2. ScreenCaptureKit Display Capture

  • Implement a Swift helper using ScreenCaptureKit.
  • Select display captures by displayId.
  • Encode H.264 MP4 through AVFoundation/VideoToolbox.
  • Set showsCursor = false when editable cursor overlay mode is selected.

Acceptance:

  • Display-only recording produces a valid MP4.
  • The real cursor is not baked into editable-cursor recordings.

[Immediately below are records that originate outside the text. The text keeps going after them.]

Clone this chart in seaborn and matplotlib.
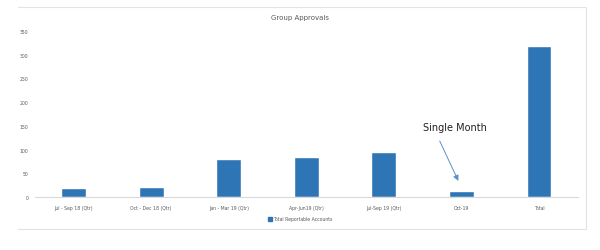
import matplotlib
matplotlib.use("Agg")
import matplotlib.pyplot as plt
from matplotlib.lines import Line2D
import seaborn as sns
import pandas as pd

categories = ["Jul - Sep 18 (Qtr)", "Oct - Dec 18 (Qtr)", "Jan - Mar 19 (Qtr)",
              "Apr-Jun19 (Qtr)", "Jul-Sep 19 (Qtr)", "Oct-19", "Total"]
values = [19, 21, 80, 84, 95, 12, 318]
series_name = "Total Reportable Accounts"
yticks = [0, 50, 100, 150, 200, 250, 300, 350]

df = pd.DataFrame({"cat": categories, "val": values, "series": series_name})

sns.set_style("white")
fig = plt.figure(figsize=(6, 2.51), dpi=100)
ax = fig.add_axes([0.058, 0.211, 0.905, 0.662])

blue = "#2E75B6"
sns.barplot(data=df, x="cat", y="val", hue="series", palette=[blue],
            width=0.32, saturation=1, ax=ax, legend=False)

ax.set_ylim(0, 350)
ax.set_yticks(yticks)
ax.set_xlim(-0.5, len(categories) - 0.5)
ax.set_xlabel("")
ax.set_ylabel("")
for s in ["top", "right", "left"]:
    ax.spines[s].set_visible(False)
ax.spines["bottom"].set_color("#D9D9D9")
ax.spines["bottom"].set_linewidth(0.8)
ax.tick_params(axis="both", length=0, labelsize=3.3, colors="#595959")
ax.tick_params(axis="x", pad=6)
ax.tick_params(axis="y", pad=4.5)

fig.text(0.5, 0.928, "Group Approvals", ha="center", va="center",
         fontsize=5, color="#595959")

# legend
handle = Line2D([], [], marker="s", color=blue, linestyle="", markersize=2.5)
fig.legend([handle], [series_name], loc="center", bbox_to_anchor=(0.5, 0.125),
           frameon=False, fontsize=3.3, labelcolor="#595959",
           handletextpad=0.2, handlelength=0.8)

# annotation
ax.text(4.91, 148, "Single Month", ha="center", va="center",
        fontsize=7, color="#222222")
ax.annotate("", xy=(4.96, 34), xytext=(4.72, 118),
            xycoords="data", textcoords="data",
            arrowprops=dict(arrowstyle="-|>", color="#5B8FC9", lw=0.7,
                            shrinkA=0, shrinkB=0, mutation_scale=8))

# outer frame
fc = "#E3E3E3"
fig.add_artist(Line2D([18/600, 586/600], [1-8/251, 1-8/251], transform=fig.transFigure, color=fc, lw=0.8))
fig.add_artist(Line2D([18/600, 586/600], [1-230/251, 1-230/251], transform=fig.transFigure, color=fc, lw=0.8))
fig.add_artist(Line2D([586/600, 586/600], [1-8/251, 1-230/251], transform=fig.transFigure, color=fc, lw=0.8))

fig.savefig("out.png", dpi=100)
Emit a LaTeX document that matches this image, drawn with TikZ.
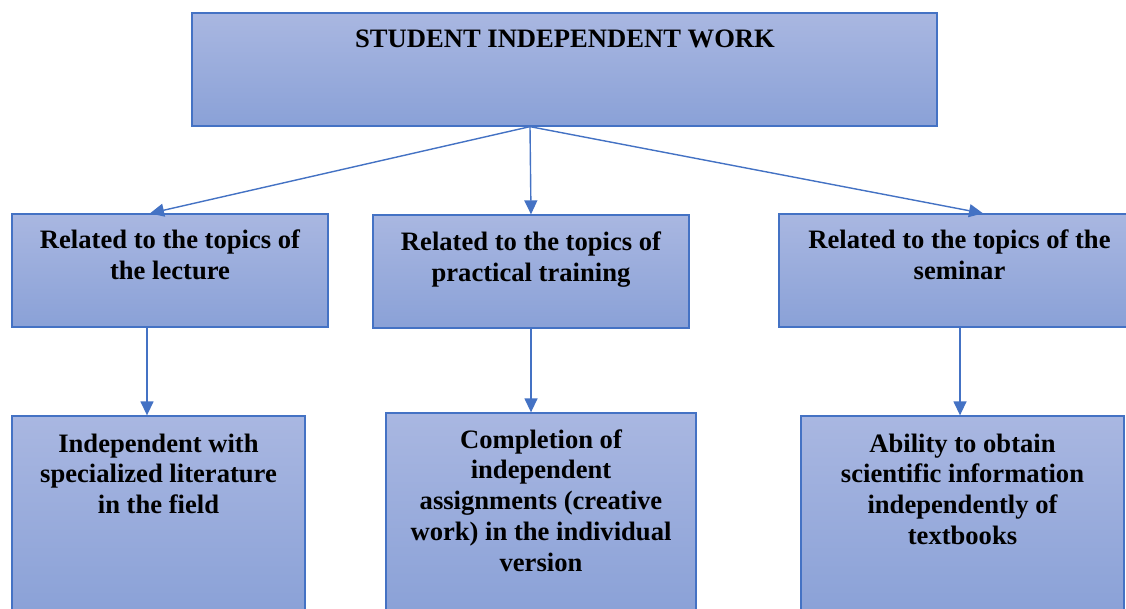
\documentclass[tikz,border=0pt]{standalone}
\usepackage{fontspec}
\setmainfont{Liberation Serif}
\usetikzlibrary{arrows.meta}
\definecolor{bord}{HTML}{4472C4}
\definecolor{topc}{HTML}{A9B7E1}
\definecolor{botc}{HTML}{8AA1D7}
\begin{document}
\begin{tikzpicture}[x=1pt,y=-1pt,
  box/.style={draw=bord, line width=1.3pt, top color=topc, bottom color=botc, inner sep=0pt},
  txt/.style={align=center, inner sep=0pt, anchor=base, font=\fontsize{26.6}{30.8}\selectfont\bfseries},
  arr/.style={draw=bord, line width=1.4pt, -{Triangle[length=14pt,width=13pt]}}]
\useasboundingbox (0,0) rectangle (1126,609);
\clip (0,0) rectangle (1126,609);
\fill[white] (0,0) rectangle (1126,609);
% boxes
\node[box, minimum width=745pt, minimum height=113pt] (top) at (564.5,69.5) {};
\node[box, minimum width=316pt, minimum height=113pt] (lec) at (170,270.5) {};
\node[box, minimum width=316pt, minimum height=113pt] (prac) at (531,271.5) {};
\node[box, minimum width=351pt, minimum height=113pt] (sem) at (954.5,270.5) {};
\node[box, minimum width=293pt, minimum height=199pt] (lit) at (158.5,515.5) {};
\node[box, minimum width=310pt, minimum height=202pt] (comp) at (541,514) {};
\node[box, minimum width=323pt, minimum height=199pt] (abil) at (962.5,515.5) {};
% texts (anchor base = baseline of the last line)
\node[txt] (topt) at (565,48) {STUDENT INDEPENDENT WORK};
\node[txt] (lect) at (170,279.8) {Related to the topics of\\the lecture};
\node[txt] (pract) at (531,281.8) {Related to the topics of\\practical training};
\node[txt] (semt) at (959.5,279.8) {Related to the topics of the\\seminar};
\node[txt] (litt) at (158.5,513.6) {Independent with\\specialized literature\\in the field};
\node[txt] (compt) at (541,571.2) {Completion of\\independent\\assignments (creative\\work) in the individual\\version};
\node[txt] (abilt) at (962.5,544.4) {Ability to obtain\\scientific information\\independently of\\textbooks};
% connectors
\coordinate (fan) at ([xshift=-34.5pt]top.south);
\draw[arr] (fan) -- ([xshift=-20pt]lec.north);
\draw[arr] (fan) -- (prac.north);
\draw[arr] (fan) -- ([xshift=28.5pt]sem.north);
\draw[arr] ([xshift=-23pt]lec.south) -- ([xshift=-11.5pt]lit.north);
\draw[arr] (prac.south) -- ([xshift=-10pt]comp.north);
\draw[arr] ([xshift=5.5pt]sem.south) -- ([xshift=-2.5pt]abil.north);
\end{tikzpicture}
\end{document}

3. ScreenCaptureKit Window Capture

  • Resolve Electron window:* selections to ScreenCaptureKit window ids.
  • Capture SCContentFilter(desktopIndependentWindow:).
  • Handle closed/minimized/protected windows with explicit errors.
  • Keep window selection and capture source resolution in Electron/main, not the renderer.

Acceptance:

  • Capturing a normal app window works with cursor/audio/webcam disabled.
  • Unsupported windows return clear native errors.

4. System Audio

  • Enable ScreenCaptureKit system audio on supported macOS versions.
  • Keep audio format and timing owned by the helper.
  • Encode or mux AAC audio into the primary MP4.

Acceptance:

  • System-audio-only recordings produce a valid AAC track.
  • Unsupported macOS versions return an explicit capability error.

5. Microphone

  • Resolve the selected microphone device from the renderer-provided browser deviceId and user-visible label.
  • Capture microphone audio in the helper timing domain.
  • Apply OpenScreen microphone gain policy.
  • Mix system and microphone audio before final AAC output.

Acceptance:

  • Mic-only and mic-plus-system recordings produce a valid, balanced AAC track.
  • Device selection honors the selected microphone, not only the default device.

6. Webcam Composition

  • Capture the selected camera natively through AVFoundation.
  • Match browser device id first where possible, then user-visible label.
  • Compose an initial picture-in-picture overlay into the primary MP4.
  • Hide webcam output until the first usable frame to avoid black startup flashes.

Acceptance:

  • Native display/window recordings can include webcam without returning to Electron capture.
  • Selected camera is honored.

7. Runtime Controls

  • Add pause/resume commands to the helper.
  • Add cancel command that removes partial outputs.
  • Keep restart as stop-discard-start until the helper exposes a native restart operation.

Acceptance:

  • Pause/resume keeps output duration coherent.
  • Cancel leaves no stale media/session files.

8. Test Pipeline

  • npm run build:native:mac: builds Swift helper binaries on macOS.
  • npm run test:sck-helper:mac: display-only helper smoke test.
  • npm run test:sck-window:mac: window capture smoke test.
  • npm run test:sck-audio:mac: system audio smoke test when supported.
  • npm run test:sck-mic:mac: microphone smoke test.
  • npm run test:sck-webcam:mac: webcam smoke test when a webcam is available.
  • Packaging check: confirms helpers are available under electron/native/bin/darwin-${arch} in packaged builds.

SSOT Rules

  • src/lib/nativeMacRecording.ts is the renderer/main TypeScript request contract.
  • This document is the feature-level contract and phase checklist.
  • The Swift helper owns ScreenCaptureKit/AVFoundation media timing.
  • Electron owns output paths, session manifests, and selected source/device resolution.
  • Renderer code must use existing hooks/client APIs and should not bind directly to helper process details.